#### [PROVIDED DATA]
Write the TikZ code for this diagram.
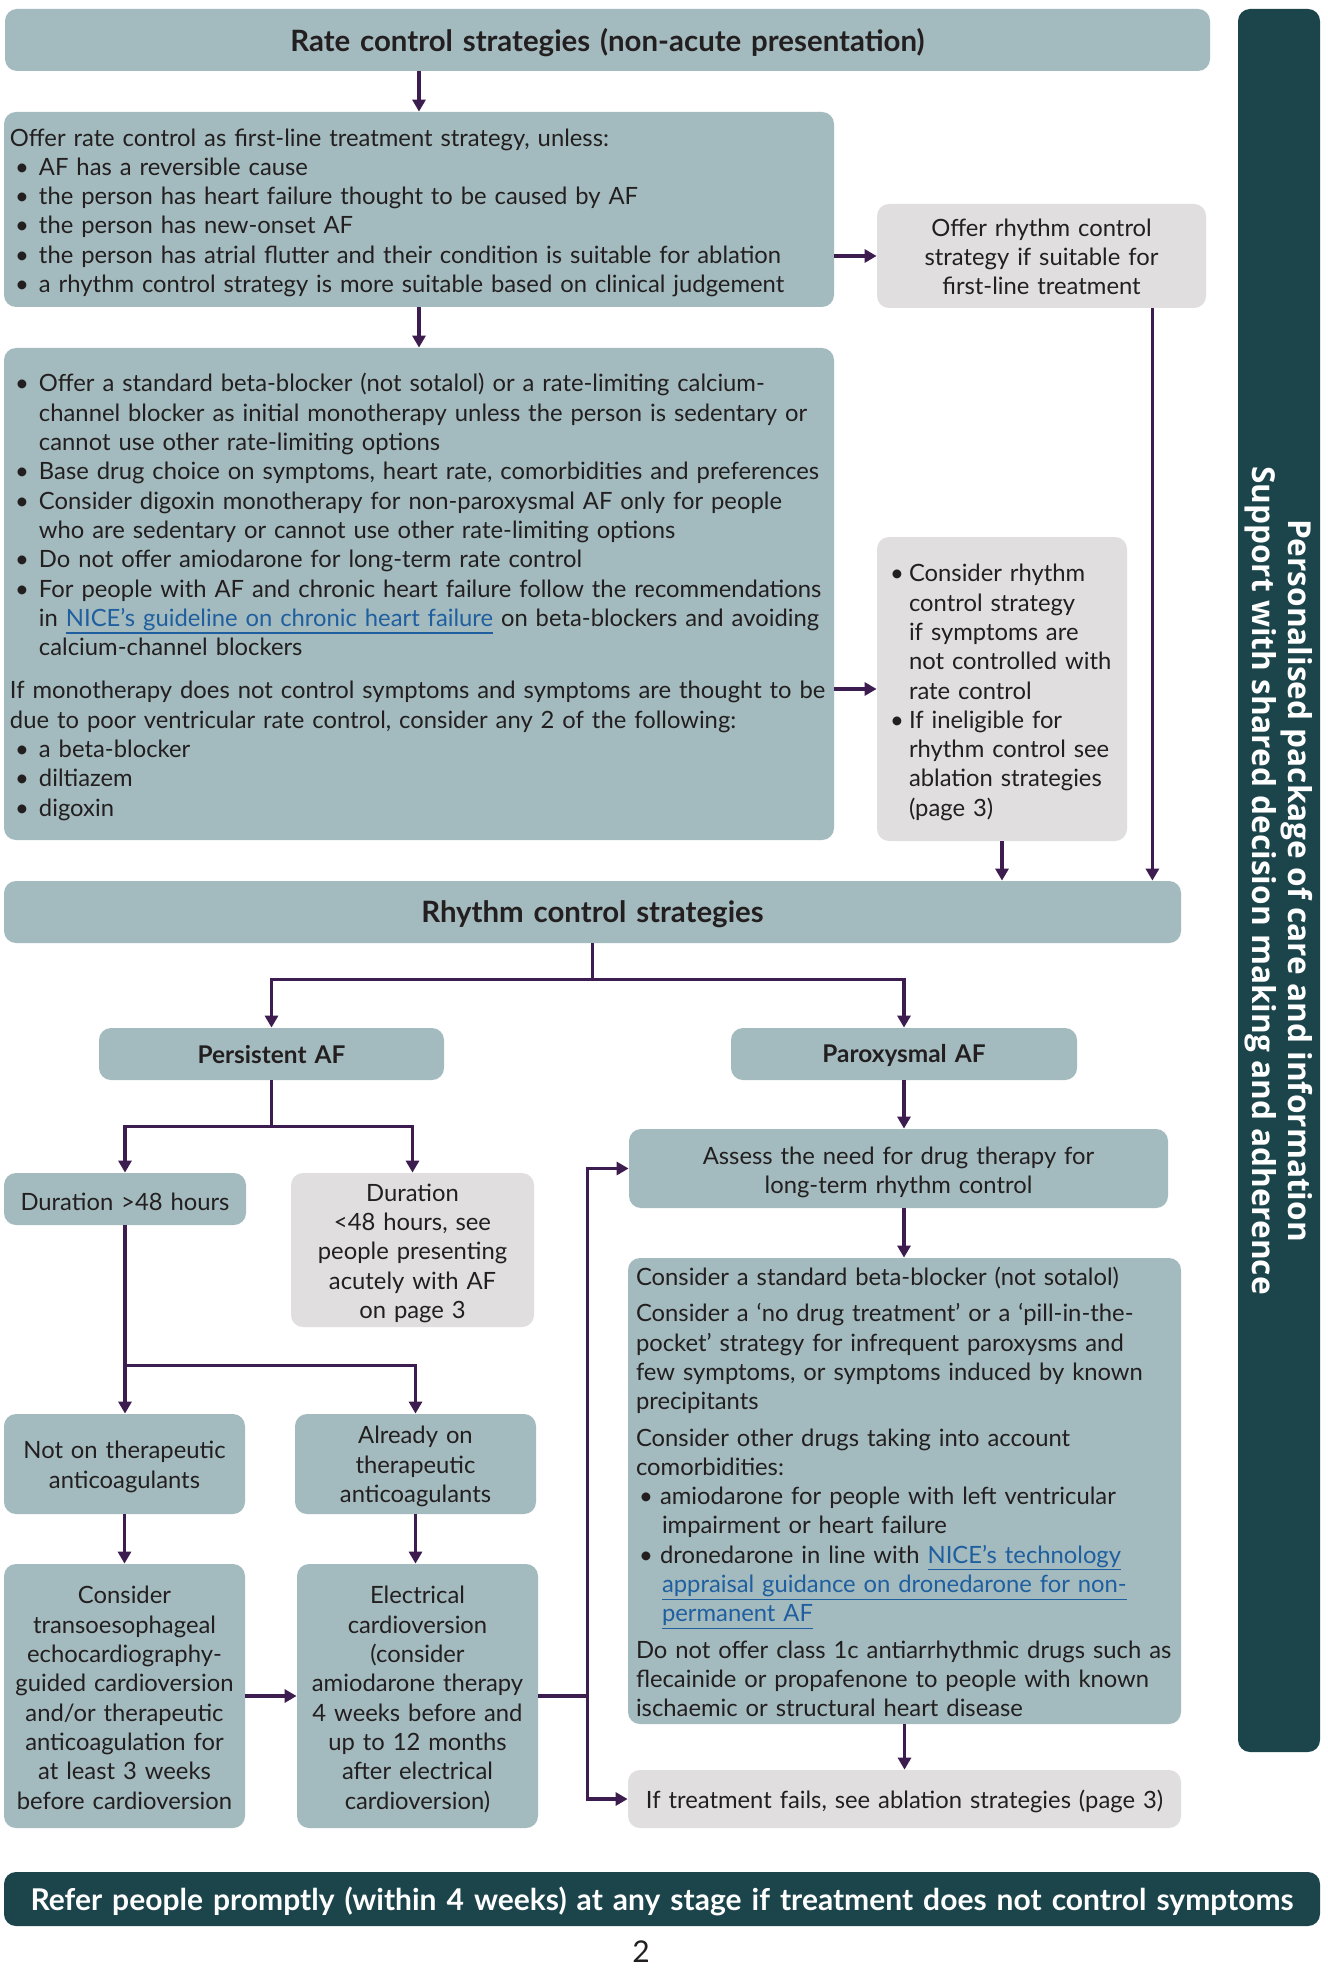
\documentclass[tikz,border=0pt]{standalone}
\usepackage{fontspec}
\setmainfont{Lato}
\newfontfamily\sidefont{Open Sans}
\usetikzlibrary{arrows.meta,calc}
\definecolor{boxfill}{HTML}{A3BBBE}
\definecolor{grayfill}{HTML}{E0DEDF}
\definecolor{darkteal}{HTML}{1B444B}
\definecolor{arrowcol}{HTML}{3D1D4F}
\definecolor{txt}{HTML}{231F20}
\definecolor{linkblue}{HTML}{1F5FA0}
\newcommand{\lnk}[1]{\textcolor{linkblue}{\setbox0\hbox{#1}\rlap{\rule[-3.6pt]{\wd0}{0.6pt}}\box0}}
\newcommand{\bl}[1]{\hspace*{2.5pt}\makebox[#1][l]{\textbullet}}
\newcommand{\ct}[1]{\hspace*{#1}}
\newcommand{\bodyf}{\fontsize{11.9pt}{14.65pt}\selectfont}
\newcommand{\headf}{\fontsize{14.7pt}{17pt}\selectfont\bfseries}
\newcommand{\subf}{\fontsize{12.2pt}{14pt}\selectfont\bfseries}
\tikzset{
  tbox/.style={fill=boxfill, rounded corners=6pt, text=txt, inner xsep=3pt, inner ysep=0pt, font=\bodyf, tdown=0pt},
  gbox/.style={tbox, fill=grayfill},
  dbox/.style={fill=darkteal, rounded corners=6pt, text=white, inner sep=0pt},
  tdown/.style={execute at end node={\par\kern-#1\kern-#1}},
  arr/.style={draw=arrowcol, line width=1.6pt, -{Triangle[length=6pt,width=6.5pt]}},
  ln/.style={draw=arrowcol, line width=1.6pt},
}
\begin{document}
\begin{tikzpicture}[x=0.5pt,y=-0.5pt]
\useasboundingbox[fill=white] (0,0) rectangle (1327,1973);

\node[tbox, minimum width=602.5pt, minimum height=31pt, text width=596pt, align=center, font=\headf, tdown=1.3pt] (h1) at (607.5,40) {Rate control strategies (non-acute presentation)};

\node[tbox, minimum width=415pt, minimum height=97.5pt, text width=409pt, align=left, tdown=1.6pt] (A) at (419,209.5) {%
Offer rate control as first-line treatment strategy, unless:\\
\bl{12pt}AF has a reversible cause\\
\bl{12pt}the person has heart failure thought to be caused by AF\\
\bl{12pt}the person has new-onset AF\\
\bl{12pt}the person has atrial flutter and their condition is suitable for ablation\\
\bl{12pt}a rhythm control strategy is more suitable based on clinical judgement};

\node[gbox, minimum width=164.5pt, minimum height=52pt, text width=158.5pt, align=center, tdown=0.5pt] (B) at (1041.5,256) {Offer rhythm control\\strategy if suitable for\\first-line treatment};

\node[tbox, minimum width=415pt, minimum height=246pt, text width=409pt, align=left, tdown=1.5pt] (C) at (419,594) {%
\bl{12pt}Offer a standard beta-blocker (not sotalol) or a rate-limiting calcium-\\
\ct{14.5pt}channel blocker as initial monotherapy unless the person is sedentary or\\
\ct{14.5pt}cannot use other rate-limiting options\\
\bl{12pt}Base drug choice on symptoms, heart rate, comorbidities and preferences\\
\bl{12pt}Consider digoxin monotherapy for non-paroxysmal AF only for people\\
\ct{14.5pt}who are sedentary or cannot use other rate-limiting options\\
\bl{12pt}Do not offer amiodarone for long-term rate control\\
\bl{12pt}For people with AF and chronic heart failure follow the recommendations\\
\ct{14.5pt}in \lnk{NICE’s guideline on chronic heart failure} on beta-blockers and avoiding\\
\ct{14.5pt}calcium-channel blockers\\[7pt]
If monotherapy does not control symptoms and symptoms are thought to be\\
due to poor ventricular rate control, consider any 2 of the following:\\
\bl{12pt}a beta-blocker\\
\bl{12pt}diltiazem\\
\bl{12pt}digoxin};

\node[gbox, minimum width=125pt, minimum height=152pt, inner xsep=4pt, text width=117pt, align=left, tdown=1.75pt] (D) at (1002,689) {%
\bl{9.5pt}Consider rhythm\\
\ct{12pt}control strategy\\
\ct{12pt}if symptoms are\\
\ct{12pt}not controlled with\\
\ct{12pt}rate control\\
\bl{9.5pt}If ineligible for\\
\ct{12pt}rhythm control see\\
\ct{12pt}ablation strategies\\
\ct{12pt}(page 3)};

\node[tbox, minimum width=588.5pt, minimum height=31pt, text width=582pt, align=center, font=\headf, tdown=1.9pt] (h2) at (592.5,912) {Rhythm control strategies};

\node[tbox, minimum width=172.5pt, minimum height=26pt, text width=166pt, align=center, font=\subf, tdown=0.7pt] (pers) at (271.5,1054) {Persistent AF};
\node[tbox, minimum width=173pt, minimum height=26pt, text width=166pt, align=center, font=\subf, tdown=0.7pt] (parox) at (904,1054) {Paroxysmal AF};

\node[tbox, minimum width=121pt, minimum height=26pt, text width=115pt, align=center, tdown=1.3pt] (d48) at (125,1199) {\raisebox{-1.2pt}[\height][\depth]{Duration >48 hours}};
\node[gbox, minimum width=121.5pt, minimum height=77pt, text width=115.5pt, align=center, tdown=1.6pt] (dl48) at (412.5,1250) {Duration\\<48 hours, see\\people presenting\\acutely with AF\\on page 3};

\node[tbox, minimum width=120.5pt, minimum height=50pt, text width=114.5pt, align=center, tdown=1.4pt] (noton) at (124.5,1464) {Not on therapeutic\\anticoagulants};
\node[tbox, minimum width=120.5pt, minimum height=50pt, text width=114.5pt, align=center, tdown=1.3pt] (already) at (415.5,1464) {Already on\\therapeutic\\anticoagulants};

\node[tbox, minimum width=120.5pt, minimum height=132pt, text width=119pt, inner xsep=0.75pt, align=center, tdown=0.9pt] (tee) at (124.5,1696) {Consider\\transoesophageal\\echocardiography-\\guided cardioversion\\and/or therapeutic\\anticoagulation for\\at least 3 weeks\\before cardioversion};
\node[tbox, minimum width=120.5pt, minimum height=132pt, text width=119pt, inner xsep=0.75pt, align=center, tdown=1.75pt] (ecv) at (417.5,1696) {Electrical\\cardioversion\\(consider\\amiodarone therapy\\4 weeks before and\\up to 12 months\\after electrical\\cardioversion)};

\node[tbox, minimum width=269.5pt, minimum height=39.5pt, text width=263.5pt, align=center, tdown=1.9pt] (assess) at (898.5,1168.5) {Assess the need for drug therapy for\\long-term rhythm control};

\node[tbox, minimum width=276.5pt, minimum height=233pt, inner xsep=4pt, text width=268.5pt, align=left, tdown=0.5pt] (cons) at (904.5,1491) {%
Consider a standard beta-blocker (not sotalol)\\[3.5pt]
Consider a ‘no drug treatment’ or a ‘pill-in-the-\\
pocket’ strategy for infrequent paroxysms and\\
few symptoms, or symptoms induced by known\\
precipitants\\[3.5pt]
Consider other drugs taking into account\\
comorbidities:\\
\hspace*{-1pt}\bl{10.5pt}amiodarone for people with left ventricular\\
\ct{13pt}impairment or heart failure\\
\hspace*{-1pt}\bl{10.5pt}dronedarone in line with \lnk{NICE’s technology}\\
\ct{13pt}\lnk{appraisal guidance on dronedarone for non-}\\
\ct{13pt}\lnk{permanent AF}\\[3.5pt]
Do not offer class 1c antiarrhythmic drugs such as\\
flecainide or propafenone to people with known\\
ischaemic or structural heart disease};

\node[gbox, minimum width=276.5pt, minimum height=29pt, text width=270.5pt, align=center, tdown=1.9pt] (fails) at (904.5,1799) {If treatment fails, see ablation strategies (page 3)};

\node[dbox, minimum width=658pt, minimum height=27pt, text width=652pt, align=center, tdown=1.9pt, font={\fontsize{15pt}{17pt}\selectfont\bfseries}] (refer) at (662,1899) {Refer people promptly (within 4 weeks) at any stage if treatment does not control symptoms};

\node[dbox, minimum width=41pt, minimum height=871.5pt] (side) at (1279,880.5) {};
\node[text=white, rotate=-90, align=center, inner sep=0pt, font={\sidefont\bfseries\fontsize{15.8pt}{18.2pt}\selectfont}] (sidetxt) at (side.center) {Personalised package of care and information\\Support with shared decision making and adherence};

\node[text=txt, font=\fontsize{15pt}{17pt}\selectfont] (pg) at (641,1952) {2};

% connectors
\draw[arr] (h1.south -| A.north) -- (A.north);
\draw[arr] (A.east |- B.center) -- (B.west);
\draw[arr] (A.south) -- (C.north);
\draw[arr] ([xshift=-27pt]B.south east) -- ([xshift=-27pt]B.south east |- h2.north);
\draw[arr] (C.east |- D.center) -- (D.west);
\draw[arr] (D.south) -- (D.south |- h2.north);

\coordinate (j1) at ($(h2.south)+(0,36)$);
\draw[ln] (h2.south) -- (j1);
\draw[arr] (j1) -| (pers.north);
\draw[arr] (j1) -| (parox.north);

\coordinate (j2) at ($(pers.south)+(0,46)$);
\draw[ln] (pers.south) -- (j2);
\draw[arr] (j2) -| (d48.north);
\draw[arr] (j2) -| (dl48.north);

\coordinate (j3) at ($(d48.south)+(0,140)$);
\draw[arr] (d48.south) -- (d48.south |- noton.north);
\draw[arr] (j3) -| (already.north);

\draw[arr] (noton.south) -- (noton.south |- tee.north);
\draw[arr] (already.south) -- (already.south |- ecv.north);
\draw[arr] (tee.east) -- (ecv.west);

\coordinate (j4) at ($(ecv.east)+(49,0)$);
\draw[ln] (ecv.east) -- (j4);
\draw[arr] (j4) |- (assess.west);
\draw[arr] (j4) |- (fails.west);

\draw[arr] (parox.south) -- (parox.south |- assess.north);
\draw[arr] (parox.south |- assess.south) -- (parox.south |- cons.north);
\draw[arr] (cons.south) -- (cons.south |- fails.north);
\end{tikzpicture}
\end{document}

#### [PROBLEM DESCRIPTION]
Write out, word for word, the lines from the start of the data through the one holding "minimum width=602.5pt, minimum". Omit pictures.

#### [FINAL RESULT]
Write the TikZ code for this diagram.
\documentclass[tikz,border=0pt]{standalone}
\usepackage{fontspec}
\setmainfont{Lato}
\newfontfamily\sidefont{Open Sans}
\usetikzlibrary{arrows.meta,calc}
\definecolor{boxfill}{HTML}{A3BBBE}
\definecolor{grayfill}{HTML}{E0DEDF}
\definecolor{darkteal}{HTML}{1B444B}
\definecolor{arrowcol}{HTML}{3D1D4F}
\definecolor{txt}{HTML}{231F20}
\definecolor{linkblue}{HTML}{1F5FA0}
\newcommand{\lnk}[1]{\textcolor{linkblue}{\setbox0\hbox{#1}\rlap{\rule[-3.6pt]{\wd0}{0.6pt}}\box0}}
\newcommand{\bl}[1]{\hspace*{2.5pt}\makebox[#1][l]{\textbullet}}
\newcommand{\ct}[1]{\hspace*{#1}}
\newcommand{\bodyf}{\fontsize{11.9pt}{14.65pt}\selectfont}
\newcommand{\headf}{\fontsize{14.7pt}{17pt}\selectfont\bfseries}
\newcommand{\subf}{\fontsize{12.2pt}{14pt}\selectfont\bfseries}
\tikzset{
  tbox/.style={fill=boxfill, rounded corners=6pt, text=txt, inner xsep=3pt, inner ysep=0pt, font=\bodyf, tdown=0pt},
  gbox/.style={tbox, fill=grayfill},
  dbox/.style={fill=darkteal, rounded corners=6pt, text=white, inner sep=0pt},
  tdown/.style={execute at end node={\par\kern-#1\kern-#1}},
  arr/.style={draw=arrowcol, line width=1.6pt, -{Triangle[length=6pt,width=6.5pt]}},
  ln/.style={draw=arrowcol, line width=1.6pt},
}
\begin{document}
\begin{tikzpicture}[x=0.5pt,y=-0.5pt]
\useasboundingbox[fill=white] (0,0) rectangle (1327,1973);

\node[tbox, minimum width=602.5pt, minimum height=31pt, text width=596pt, align=center, font=\headf, tdown=1.3pt] (h1) at (607.5,40) {Rate control strategies (non-acute presentation)};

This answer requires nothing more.